20. The mechanism as claimed in claim 1 , wherein said at least one powering unit is selected from the group consisting of manually operated unit and motor operated unit.

21. The mechanism as claimed in claim 1 , wherein said at least one propulsion unit is selected from the group consisting of manually operated unit and motor operated unit.

22. The mechanism as claimed in claim 1 is operable on at least one variable transmission system, wherein role of said mechanism is selected from the group consisting of driver unit and driven unit.

23. The mechanism as claimed in claim 1, wherein said at least a pair of wheel segment is stacked one over the other, wherein plane of stacking of said at least a pair of wheel segment is selected from the group of plane consisting of same. plane and different plane to enable maximum varying wheel diameter.
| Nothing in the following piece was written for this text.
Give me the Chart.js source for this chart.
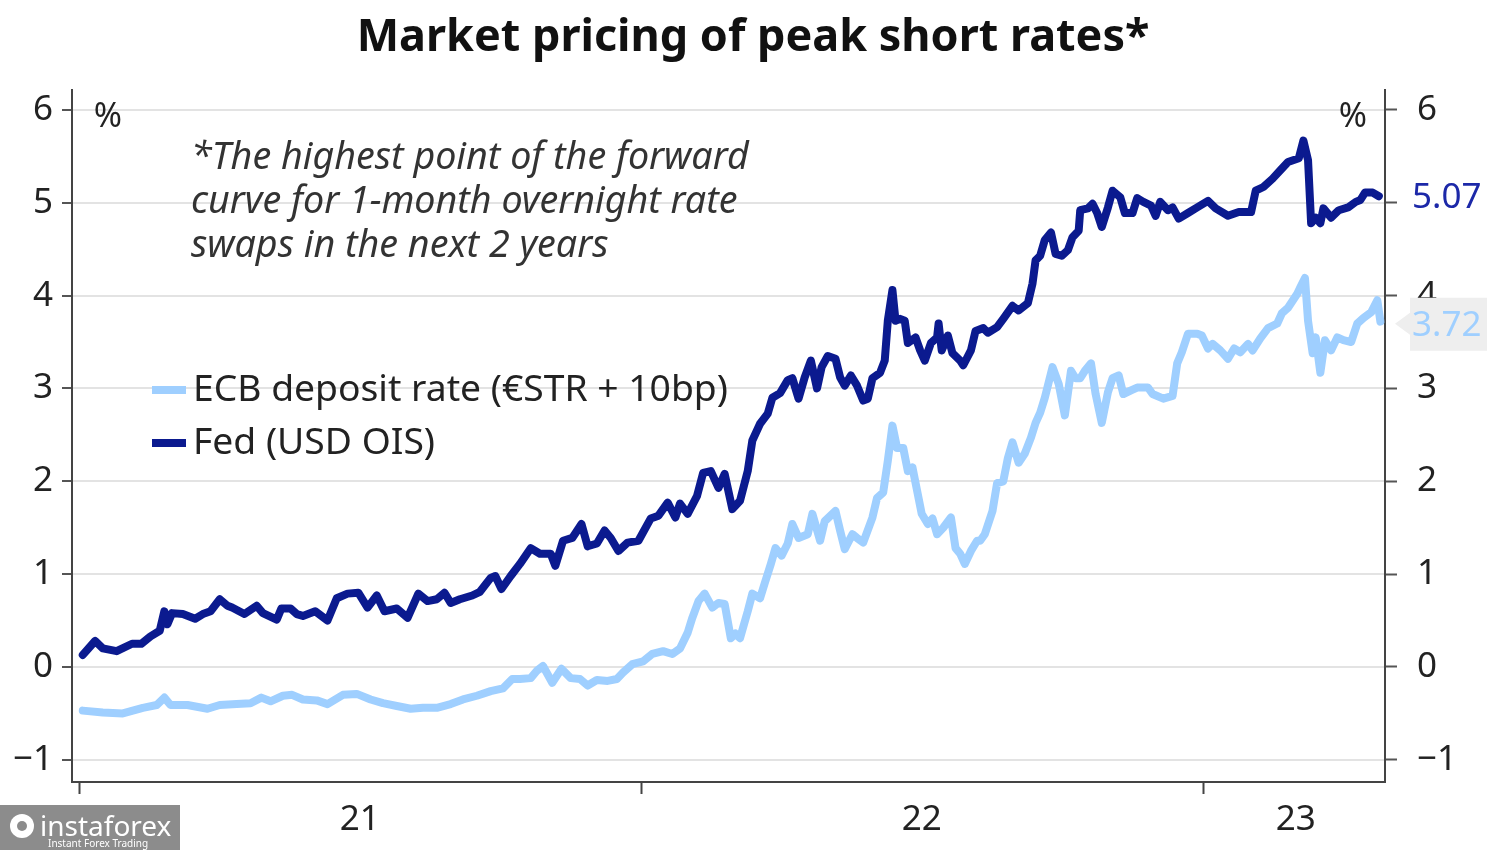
<!DOCTYPE html>
<html><head><meta charset="utf-8">
<script src="https://cdn.jsdelivr.net/npm/chart.js@4.4.0/dist/chart.umd.min.js"></script>
<style>html,body{margin:0;padding:0;background:#fff;}#wrap{width:1500px;height:850px;}</style>
</head><body><div id="wrap"><canvas id="c" width="1500" height="850"></canvas></div>
<script>
const chartTitle = 'Market pricing of peak short rates*';
const noteLines = ['*The highest point of the forward', 'curve for 1-month overnight rate', 'swaps in the next 2 years'];
const seriesNames = ['ECB deposit rate (\u20ACSTR + 10bp)', 'Fed (USD OIS)'];
const unitLabel = '%';

// x values: days since 1 Jan 2021
const fedDays = [2,10,15,24,34,40,46,52,55,57,60,67,75,80,85,91,96,99,107,115,119,128,131,137,141,145,153,161,167,174,181,187,193,198,206,213,220,226,232,237,241,247,255,260,267,270,274,280,286,293,299,306,309,314,320,326,330,336,341,345,350,356,363,371,376,382,387,390,395,401,405,410,415,419,424,429,434,437,442,447,450,455,460,463,467,471,475,479,482,486,491,494,497,501,505,509,512,515,520,523,525,528,530,533,536,538,543,546,549,553,557,558,560,564,567,572,574,579,582,587,590,596,600,606,610,616,619,621,624,627,631,634,638,642,645,649,650,655,658,661,664,668,671,676,679,684,687,691,696,699,702,707,710,714,720,726,733,738,746,753,761,764,769,775,780,785,792,795,798,800,803,806,808,813,818,824,829,832,835,840,844];
const fedRates = [0.13,0.28,0.20,0.17,0.25,0.25,0.33,0.39,0.60,0.46,0.58,0.57,0.52,0.57,0.60,0.73,0.66,0.64,0.57,0.66,0.58,0.51,0.63,0.63,0.57,0.55,0.60,0.50,0.74,0.79,0.80,0.64,0.77,0.60,0.63,0.53,0.79,0.71,0.73,0.80,0.69,0.73,0.77,0.81,0.96,0.98,0.84,0.98,1.11,1.28,1.22,1.22,1.09,1.36,1.39,1.54,1.30,1.33,1.47,1.39,1.25,1.34,1.36,1.60,1.63,1.77,1.61,1.76,1.65,1.84,2.09,2.11,1.93,2.08,1.70,1.79,2.11,2.44,2.62,2.73,2.90,2.95,3.09,3.11,2.89,3.12,3.30,3.00,3.23,3.35,3.32,3.12,3.03,3.14,3.03,2.87,2.89,3.11,3.17,3.30,3.73,4.06,3.73,3.75,3.73,3.49,3.55,3.41,3.30,3.49,3.55,3.70,3.41,3.57,3.38,3.30,3.25,3.41,3.62,3.65,3.60,3.66,3.75,3.89,3.84,3.92,4.13,4.38,4.43,4.60,4.68,4.45,4.43,4.49,4.63,4.70,4.92,4.94,4.99,4.89,4.74,4.95,5.13,5.06,4.89,4.89,5.05,5.01,4.97,4.86,5.01,4.92,4.95,4.83,4.89,4.95,5.02,4.94,4.86,4.90,4.90,5.13,5.17,5.26,5.35,5.44,5.48,5.67,5.46,4.78,4.84,4.78,4.94,4.84,4.92,4.95,5.01,5.03,5.11,5.11,5.07];

const ecbDays = [2,15,28,41,50,55,59,70,83,91,102,111,118,124,132,138,145,154,161,171,180,189,197,206,215,223,232,241,249,258,267,275,281,286,293,297,301,307,313,319,325,330,336,343,349,353,359,366,372,379,385,390,395,398,402,406,411,415,419,423,426,429,434,437,442,445,449,452,456,460,463,467,473,476,481,484,491,494,497,502,505,509,515,518,522,525,528,531,535,538,541,544,547,551,554,557,561,566,569,572,575,579,583,585,588,593,596,600,603,606,610,614,618,621,624,627,632,636,640,644,647,650,653,657,660,664,668,671,675,678,683,687,694,697,704,710,713,716,720,726,729,733,736,741,746,750,754,759,762,767,772,778,781,785,791,793,796,798,801,803,806,809,813,817,821,826,830,834,839,843,845];
const ecbRates = [-0.47,-0.49,-0.50,-0.44,-0.41,-0.33,-0.41,-0.41,-0.45,-0.41,-0.40,-0.39,-0.33,-0.37,-0.31,-0.30,-0.35,-0.36,-0.40,-0.30,-0.29,-0.35,-0.39,-0.42,-0.45,-0.44,-0.44,-0.40,-0.35,-0.31,-0.26,-0.23,-0.13,-0.13,-0.12,-0.04,0.01,-0.17,-0.02,-0.12,-0.13,-0.20,-0.14,-0.15,-0.13,-0.06,0.03,0.06,0.14,0.17,0.14,0.20,0.37,0.53,0.71,0.79,0.64,0.69,0.68,0.31,0.36,0.31,0.60,0.79,0.74,0.90,1.11,1.28,1.20,1.33,1.54,1.39,1.43,1.65,1.36,1.57,1.68,1.47,1.27,1.43,1.39,1.34,1.61,1.82,1.88,2.22,2.60,2.36,2.36,2.11,2.15,1.90,1.65,1.54,1.60,1.43,1.50,1.61,1.28,1.22,1.11,1.25,1.36,1.36,1.43,1.68,1.98,2.00,2.25,2.42,2.20,2.30,2.47,2.63,2.74,2.90,3.23,3.05,2.71,3.19,3.11,3.11,3.19,3.27,2.94,2.63,2.96,3.11,3.14,2.94,2.98,3.01,3.01,2.94,2.89,2.92,3.27,3.39,3.59,3.59,3.57,3.43,3.48,3.41,3.32,3.43,3.39,3.48,3.41,3.54,3.65,3.70,3.81,3.87,4.02,4.09,4.19,3.73,3.38,3.55,3.17,3.52,3.41,3.55,3.52,3.50,3.70,3.76,3.82,3.95,3.72];

const yTicks = [-1, 0, 1, 2, 3, 4, 5, 6];
const yearStartDays = [0, 365, 730];
const yearLabelDays = [182, 547, 790];
const yearLabels = ['21', '22', '23'];
const lastLabels = ['3.72', '5.07'];

const FED = '#0b1a8f';
const ECB = '#9fcfff';
const FONT = '"Noto Sans", "Open Sans", sans-serif';
const TEXT = '#222222';

const labelMap = {};
yearLabelDays.forEach((d, i) => { labelMap[d] = yearLabels[i]; });
const fmtY = v => v < 0 ? '\u2212' + Math.abs(v) : String(v);

function fitSize(ctx, text, style, weight, width) {
  ctx.font = `${style} ${weight} 100px ${FONT}`;
  return 100 * width / ctx.measureText(text).width;
}

const decor = {
  id: 'decor',
  afterDraw(chart) {
    const ctx = chart.ctx;
    const y2 = chart.scales.y2;
    ctx.save();
    // title
    let s = fitSize(ctx, chartTitle, 'normal', 'bold', 793);
    ctx.font = `normal bold ${s}px ${FONT}`;
    ctx.fillStyle = '#111';
    ctx.textAlign = 'center'; ctx.textBaseline = 'middle';
    ctx.fillText(chartTitle, 753, 38);
    // note
    s = fitSize(ctx, noteLines[0], 'italic', 'normal', 558);
    ctx.font = `italic normal ${s}px ${FONT}`;
    ctx.fillStyle = '#333';
    ctx.textAlign = 'left';
    noteLines.forEach((t, i) => ctx.fillText(t, 191, 158 + i * 44));
    // percent labels
    ctx.font = `normal 34px ${FONT}`;
    ctx.fillStyle = TEXT;
    ctx.textAlign = 'center';
    ctx.fillText(unitLabel, 108, 117);
    ctx.fillText(unitLabel, 1353, 117);
    // legend
    s = fitSize(ctx, seriesNames[0], 'normal', 'normal', 535);
    ctx.font = `normal normal ${s}px ${FONT}`;
    ctx.textAlign = 'left';
    chart.data.datasets.forEach((ds, i) => {
      const yy = 390 + i * 53;
      ctx.strokeStyle = ds.borderColor; ctx.lineWidth = 8; ctx.lineCap = 'butt';
      ctx.beginPath(); ctx.moveTo(152, yy); ctx.lineTo(186, yy); ctx.stroke();
      ctx.fillStyle = TEXT;
      ctx.fillText(ds.label, 193, yy);
    });
    // end labels
    const fedY = y2.getPixelForValue(fedRates[fedRates.length - 1]);
    ctx.fillStyle = '#fff';
    ctx.fillRect(1404, fedY - 19, 96, 38);
    ctx.font = `normal 35px ${FONT}`;
    ctx.fillStyle = '#1c28a8';
    ctx.fillText(lastLabels[1], 1412, fedY + 2);
    const ecbY = y2.getPixelForValue(ecbRates[ecbRates.length - 1]);
    ctx.fillStyle = '#eeeeee';
    ctx.beginPath();
    ctx.moveTo(1395, ecbY + 2);
    ctx.lineTo(1410, ecbY - 9);
    ctx.lineTo(1410, ecbY - 24);
    ctx.lineTo(1487, ecbY - 24);
    ctx.lineTo(1487, ecbY + 29);
    ctx.lineTo(1410, ecbY + 29);
    ctx.lineTo(1410, ecbY + 13);
    ctx.closePath(); ctx.fill();
    ctx.fillStyle = ECB;
    ctx.fillText(lastLabels[0], 1412, ecbY + 4);
    // watermark
    ctx.fillStyle = '#8c8c8c';
    ctx.fillRect(0, 805, 180, 45);
    ctx.fillStyle = '#fff';
    ctx.beginPath(); ctx.arc(22, 826, 12, 0, Math.PI * 2); ctx.fill();
    ctx.fillStyle = '#8c8c8c';
    ctx.beginPath(); ctx.arc(22, 826, 5, 0, Math.PI * 2); ctx.fill();
    ctx.fillStyle = '#fff';
    ctx.font = `normal 28px ${FONT}`;
    ctx.textAlign = 'left'; ctx.textBaseline = 'alphabetic';
    ctx.fillText('instaforex', 40, 836);
    ctx.font = `normal 10px ${FONT}`;
    ctx.fillText('Instant Forex Trading', 48, 847);
    ctx.restore();
  }
};

const yScaleBase = {
  min: -1.239, max: 6.215,
  afterBuildTicks: s => { s.ticks = yTicks.map(v => ({ value: v })); },
  border: { color: '#444', width: 2 }
};

new Chart(document.getElementById('c').getContext('2d'), {
  type: 'line',
  data: {
    datasets: [
      { label: seriesNames[0], data: ecbDays.map((d, i) => ({ x: d, y: ecbRates[i] })), borderColor: ECB, borderWidth: 8, pointRadius: 0, tension: 0, borderJoinStyle: 'round', borderCapStyle: 'round', yAxisID: 'y' },
      { label: seriesNames[1], data: fedDays.map((d, i) => ({ x: d, y: fedRates[i] })), borderColor: FED, borderWidth: 8, pointRadius: 0, tension: 0, borderJoinStyle: 'round', borderCapStyle: 'round', yAxisID: 'y' }
    ]
  },
  options: {
    responsive: false, animation: false, devicePixelRatio: 1,
    layout: { padding: { top: 90, left: 0, right: 0, bottom: 0 } },
    plugins: { legend: { display: false }, title: { display: false }, tooltip: { enabled: false } },
    scales: {
      x: {
        type: 'linear', min: -5, max: 848,
        afterBuildTicks: s => { s.ticks = [...yearStartDays, ...yearLabelDays].sort((a, b) => a - b).map(v => ({ value: v })); },
        afterFit: s => { s.height = 68; },
        ticks: { autoSkip: false, maxRotation: 0, padding: 5, color: TEXT, font: { family: FONT, size: 35 }, callback: v => labelMap[v] ?? '' },
        grid: { drawOnChartArea: false, tickLength: 12, tickWidth: 2, tickColor: c => (c.tick && yearStartDays.includes(c.tick.value)) ? '#444' : 'rgba(0,0,0,0)' },
        border: { color: '#444', width: 2 }
      },
      y: Object.assign({}, yScaleBase, {
        position: 'left',
        afterFit: s => { s.width = 72; },
        ticks: { padding: 9, color: TEXT, font: { family: FONT, size: 35 }, callback: fmtY },
        grid: { color: '#e3e3e3', lineWidth: 2, tickLength: 10, tickColor: '#555', tickWidth: 2 }
      }),
      y2: Object.assign({}, yScaleBase, {
        position: 'right',
        afterFit: s => { s.width = 115; },
        ticks: { padding: 20, color: TEXT, font: { family: FONT, size: 35 }, callback: fmtY },
        grid: { drawOnChartArea: false, tickLength: 12, tickColor: '#555', tickWidth: 2 }
      })
    }
  },
  plugins: [decor]
});
</script></body></html>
24. The mechanism as claimed in claim 1 , wherein said powering unit is automatically activated to travel more effectively on different surfaces, wherein rotation of said powering unit is automatically activated to travel more effectively on different surfaces and obstacles, wherein this activation is based on one or more factors selected from the group of factors consisting of: a change in the surfaces or obstacles that the device encounters based on information from a visual sensor; a change in the surfaces or obstacles that the device encounters based on information from an accelerometer; a change in the surfaces or obstacles that the device encounters based on information from an inclinometer; a change in the surfaces or obstacles that the device encounters based on information from infrared emissions; a change in the surfaces or obstacles that the device encounters based on information from acoustic emissions; a change in the surfaces or obstacles that the device encounters based on information from a map, blueprint, or GPS system; a change in the surfaces or obstacles that the device encounters based a change in the rotational speed of one or more wheel assembly; and a change in the surfaces or obstacles that the device encounters based a change in the rotational resistance of one or more wheel assembly.